Short-Term and Between-Policy Situations
Not every New Orleans driver needs a full six-month policy at any given moment. People between jobs, recently moved to the city, or driving infrequently sometimes need coverage that fits a specific window rather than a standard policy term. Understanding what short-term car insurance actually covers is useful before assuming the only option is committing to a longer policy before you are ready.
What You Can Actually Do About Your Rate
The honest answer is that some of New Orleans’ premium factors are structural and not within any individual driver’s control. The city’s geography, weather exposure, and litigation history are baked into what you will pay regardless of how well you drive.
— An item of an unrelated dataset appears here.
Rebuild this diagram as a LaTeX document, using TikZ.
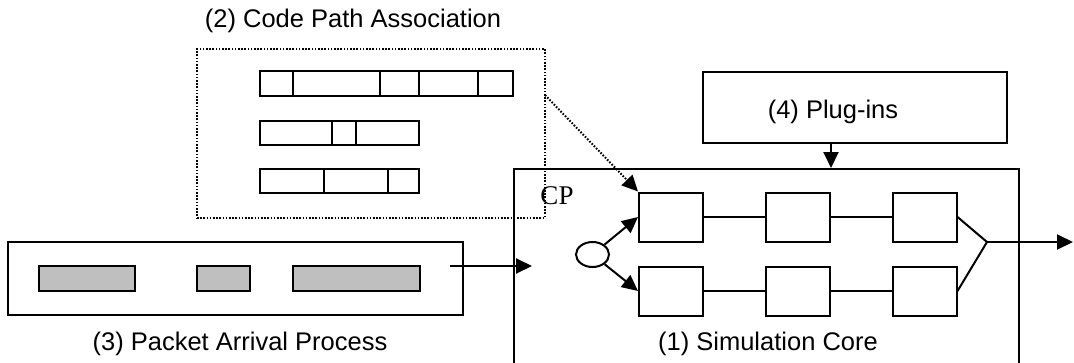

What you do control: your driving record, your coverage choices, your deductible level, whether you disclose a secure parking situation, and which carrier you choose. Because insurers price the same driver differently, comparison shopping in New Orleans is more valuable than in lower-cost markets – the spread between the highest and lowest quote for an identical profile can exceed $1,000 annually.
Louisiana’s 2025 tort reforms are working through the market slowly. Rates are coming down for some drivers, particularly those with clean records who are actively shopping rather than auto-renewing. If you have not compared quotes in the past year, this is a useful time to do it.